SLOBBERBONE (Barrel Chested)
Discografia border=Pelle

     

  Recensione del  30/01/2004
    

Texani, sono un trio, hanno esordito nel '92. «All'inizio suonavamo solo per un pò di birra, nessuno di noi pensava di farlo in modo professionale», così ricorda i primi giorni della band il leader Brent Best. Ma poi, sia per la risposta del pubblico che per una presa di coscienza come musicisti, i tre hanno cominciato a fare sul serio, ed hanno inciso un demo di sei canzoni. Di lì a poco la locale Doollittle li ha messi sotto contratto e, alla fine del '95, è uscito il loro primo vero album: «Crow pot pie».
Di quel disco vi abbiamo già parlato su queste pagine ed ora abbiamo finalmente tra le mani il secondo lavoro. Brian Lane, Tom Harper e Brent Best fanno sul serio e «Barrel chested» si presenta come un disco molto interessante. Il suono è quello del primo album, grezzo, verace e vigoroso, una via dimezzo tra X ed Uncle Tupelo, anche se Best odia il paragone con l'ex band di Farrar e Tweedy; allora tiriamo in ballo i primi Jason & The Scorchers e cerchiamo di farvi capire che questi ragazzi mischiano, con sangue e sudore, country e punk, radici e rock e lo fanno con veemenza.
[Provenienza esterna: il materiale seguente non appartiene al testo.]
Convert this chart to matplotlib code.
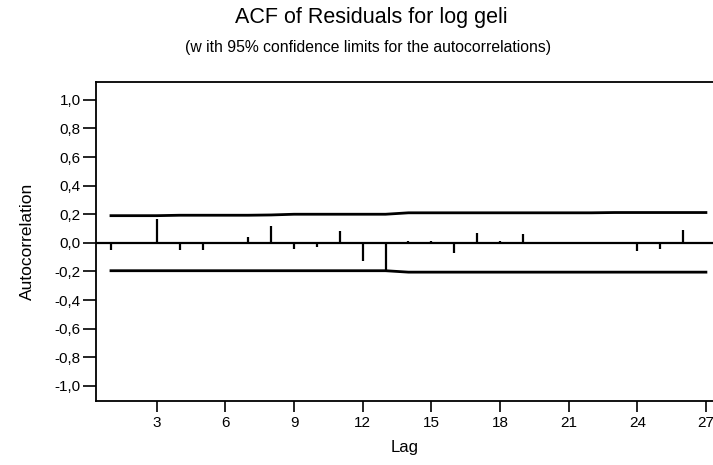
import matplotlib
matplotlib.use("Agg")
import matplotlib.pyplot as plt
from matplotlib.ticker import FuncFormatter

plt.rcParams['font.family'] = ['Liberation Sans', 'DejaVu Sans']

lags = list(range(1, 28))
acf = [-0.05, 0.00, 0.17, -0.05, -0.05, 0.00, 0.04, 0.12, -0.04, -0.03,
       0.08, -0.13, -0.20, 0.01, 0.01, -0.07, 0.07, 0.015, 0.06, 0.00,
       0.00, -0.01, 0.00, -0.06, -0.04, 0.09, 0.00]
upper = [0.19, 0.19, 0.19, 0.193, 0.193, 0.193, 0.193, 0.195, 0.20, 0.20,
         0.20, 0.20, 0.20, 0.21, 0.21, 0.21, 0.21, 0.21, 0.21, 0.21,
         0.21, 0.21, 0.212, 0.212, 0.212, 0.212, 0.212]
lower = [-0.195, -0.195, -0.195, -0.195, -0.195, -0.195, -0.195, -0.195, -0.195, -0.195,
         -0.195, -0.195, -0.195, -0.205, -0.205, -0.205, -0.205, -0.205, -0.205, -0.205,
         -0.205, -0.205, -0.205, -0.205, -0.205, -0.205, -0.205]
xticks = [3, 6, 9, 12, 15, 18, 21, 24, 27]
yticks = [-1.0, -0.8, -0.6, -0.4, -0.2, 0.0, 0.2, 0.4, 0.6, 0.8, 1.0]

fig = plt.figure(figsize=(7.13, 4.65), dpi=100)
ax = fig.add_axes([0.1353, 0.138, 0.8647, 0.686])

ax.vlines(lags, 0, acf, color='black', linewidth=1.6)
ax.plot(lags, upper, color='black', linewidth=2.0)
ax.plot(lags, lower, color='black', linewidth=2.0)
ax.axhline(0, color='black', linewidth=1.6)

ax.set_xlim(0.366, 27.31)
ax.set_ylim(-1.105, 1.126)
ax.set_xticks(xticks)
ax.set_yticks(yticks)
ax.yaxis.set_major_formatter(FuncFormatter(lambda v, p: f"{v:.1f}".replace('.', ',').replace('-0,0', '0,0')))
ax.tick_params(axis='both', direction='out', width=1.2, labelsize=11, colors='black')
ax.tick_params(axis='y', length=9.4, pad=2)
ax.tick_params(axis='x', length=8, pad=3)
ax.spines['right'].set_visible(False)
for s in ['left', 'bottom', 'top']:
    ax.spines[s].set_linewidth(1.3)

ax.set_xlabel('Lag', fontsize=12, labelpad=7)
ax.set_ylabel('Autocorrelation', fontsize=12.5, labelpad=14)

fig.text(0.521, 0.962, 'ACF of Residuals for log geli', ha='center', va='center', fontsize=15.5)
fig.text(0.516, 0.897, '(w ith 95% confidence limits for the autocorrelations)', ha='center', va='center', fontsize=11.3)

fig.savefig('out.png', dpi=100)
Le canzoni sono potenti, chitarristiche, solide, ma non mancano le ballate: comunque se andate ad ascoltarvi la furia di «Haze of drink» non rimarrete certamente delusi. Dal vivo deve essere una bomba. Ma Best non è stupido e non fa musica a senso unico: «One rung» sembra uscita da un vecchio disco dei Tupelos, ballata discorsiva con una steel dietro al tappeto acustico, tanto per smorzare i toni. «Barrel chested» è più equilibrato di «Crow pot pie», ha brani rock e ballate in misura più equa, è duro, ma mai oltre la soglia del lecito, si ascolta tutto d'un fiato, grazie anche all'inserimento accentuato dell'armonica a bocca, che da un tocco folk rock a certe canzoni. Anche le canzoni mi sembrano più solide, con maggiore attenzione alla linea melodica ed alla costruzione armonica: la sola «One strung» sta a testificare la crescita di Best autore.
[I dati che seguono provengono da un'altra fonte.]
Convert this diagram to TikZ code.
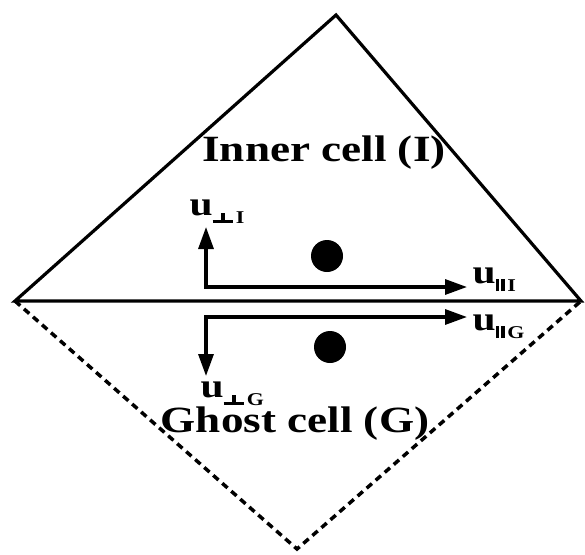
\documentclass[tikz,border=0pt]{standalone}
\usepackage{fontspec}
\setmainfont{Liberation Serif}
\usetikzlibrary{arrows.meta}
\newcommand\wide[1]{\scalebox{1.22}[1]{#1}}
\newcommand\perpsym{\rlap{\hspace{7pt}\rule{3pt}{10pt}}\rule{17pt}{3pt}}
\newcommand\parsym{\rule{3pt}{12pt}\hspace{1.5pt}\rule{3pt}{12pt}}
\newcommand\ulabel[2]{\wide{\fontsize{34}{34}\selectfont\bfseries u\raisebox{-8pt}{\fontsize{18}{18}\selectfont\bfseries #1\hspace{2pt}#2}}}
\begin{document}
\begin{tikzpicture}[x=1pt,y=-1pt,line width=3.2pt,
  edge/.style={line join=miter},
  dashedge/.style={line width=3.5pt,dash pattern=on 7pt off 5pt},
  vec/.style={{Triangle[length=22pt,width=15pt]}-{Triangle[length=22pt,width=15pt]},line join=miter},
  dot/.style={circle,fill=black,draw=none,minimum size=32pt,inner sep=0pt},
  lab/.style={anchor=base west,inner sep=0pt},
  cell/.style={anchor=base,inner sep=0pt,font=\fontsize{37}{37}\selectfont\bfseries}]
\useasboundingbox (0,0) rectangle (585,554);
\coordinate (L) at (15,301);
\coordinate (R) at (581,301);
\coordinate (T) at (336,15);
\coordinate (B) at (297,549);
\draw[edge] (L) -- (T) -- (R) -- cycle;
\draw[dashedge] (L) -- (B) -- (R);
% inner vectors
\coordinate (OI) at (206,287);
\coordinate (pIt) at (206,227);
\coordinate (qIt) at (467,287);
\draw[vec] (pIt) -- (OI) -- (qIt);
% ghost vectors
\coordinate (OG) at (206,317);
\coordinate (pGt) at (206,376);
\coordinate (qGt) at (467,317);
\draw[vec] (pGt) -- (OG) -- (qGt);
% dots
\node[dot] (cI) at (327,256) {};
\node[dot] (cG) at (330,347) {};
% labels
\node[lab] (lpI) at (188,215) {\ulabel{\perpsym}{I}};
\node[lab] (lqI) at (471,283) {\ulabel{\parsym}{I}};
\node[lab] (lqG) at (471,330) {\ulabel{\parsym}{G}};
\node[lab] (lpG) at (199,397) {\ulabel{\perpsym}{G}};
\node[cell] (inner) at (324,161.7) {\wide{Inner cell (I)}};
\node[cell] (ghost) at (295,432) {\wide{Ghost cell (G)}};
\end{tikzpicture}
\end{document}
Ma non è l'unica interessante. «Barrel chested», la canzone, ci butta subito addosso una chitarra poderosa e, roccando di brutto ci permette di entrare in un disco solido e grintoso come pochi sentiti quest'anno, «Lame» è country punk travolgente, «Engine Joe» sembra, per contro, un vecchio brano country rurale riadattato. Molto bella «Front porch» che ha il passo delle cose migliori degli Uncle Tupelo, come pure la lunga «I'll be damned», una di quelle ballate che si ricordano a lungo.
Stemperata su un bell'accordo di chitarra, introdotta da un'armonica fluida, è la tipica canzone che si ascolta con immenso gusto, magari guidando su una highway texana (consiglio Dallas-Austin, strada piatta e lunga, in mezzo alla campagna a perdita d'occhio, perfetta per questa canzone). Anche la folk rock «Billy Pritchard» non è da meno, come pura la scintillante «Little drunk fists», un'oasi acustica, o la lunga, country oriented «Get gone gain». Un gran bel disco, una boccata d'aria fresca, che scuote nel profondo, ma che non scende mai a compromessi: dal country al rock, ma sempre con grande voglia. Cinquanta minuti sani e corroboranti.